Bong crafts a stellar story that takes a series of unexpected turns, descending into almost farcical territory. Easily accessible to even curmudgeonly American audiences, the characters have very Western sensibilities, and their motivations are as universal as their struggles. With "The Host," "Snowpiercer," and "Okja" among others, Bong has an established track record, and this film is better than all of those. It's a spectacular comedy, a searing thriller, and a legitimate drama all in one.
2. In Fabric
A daffy horror flick about a killer dress probably doesn't sound like a great movie to you. I certainly was skeptical. Even as a darkly comic farce a la "Rubber" a few years back (about a killer car tire), "In Fabric" would seem to be a thin premise indeed.

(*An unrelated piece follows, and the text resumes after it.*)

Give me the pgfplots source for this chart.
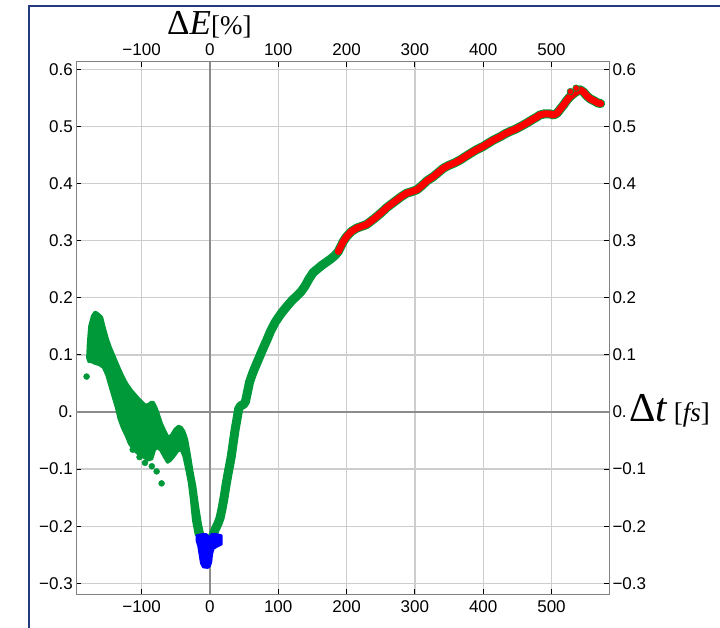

And yet this flick is a tour de force, with yes, a lot of comedic moments (I mean, how else can you show a dress murdering someone in any other way), but it also makes a strong statement about consumer culture, corporate apathy, and obsession, telling two distinct, but linked stories.
And writer/director Peter Strickland gives zero fucks, telling his story how he wants, daring you to keep watching wide-eyed at the screen while he shows you images like an old man masturbating while he watches a middle-aged woman violate a menstruating mannequin, in a moment that, yes, perfectly serves his story. An while the transition between stories should be jarring, it somehow feels perfect given this film.
If you're still reading, you've probably guessed by now that "In Fabric" isn't a film for everyone, but if you appreciate the theater of the bizarre, and can wade through some pretty disturbing images to get where you're going, you might appreciate the absurd trip that is "In Fabric."
1. Avengers: Endgame
My Film Yap colleague Andy Carr called "Endgame" "the biggest film of all time," and man is he right. It's a virtually perfect film, unafraid to take a chance on taking its characters in unexpected directions (and some spoilers follow immediately if you're one of the two people who haven't seen "Endgame" yet). From killing off Thanos in the first act, to Bro Thor, Smart Hulk and a Tony Stark who pivots back to prioritizing his own interests, "Endgame" earns its big-flick feel with impressive characterization and doesn't just rely on the same old "bigger is better" heroics.
Of course, that's not to say those battles aren't epic, taking us down a memory-lane journey that literally walks us through previous films in a bold attempt to undo a universe-changing event in the boldest, most imaginative way possible, leading up to the ultimate in satisfying all-out throwdowns that is emotional enough that this reporter broke down in tears 3 times (and not just at the "sad" moments).
It was a tall order to raise the stakes from "Infinity War," and somehow Joe and Anthony Russo did it in grand style. They upped the stakes of the game, flipped the nature of the battle, and closed the arcs of Iron Man and Captain America in the most satisfying possible way, leading to the most satisfying ending of any movie this year.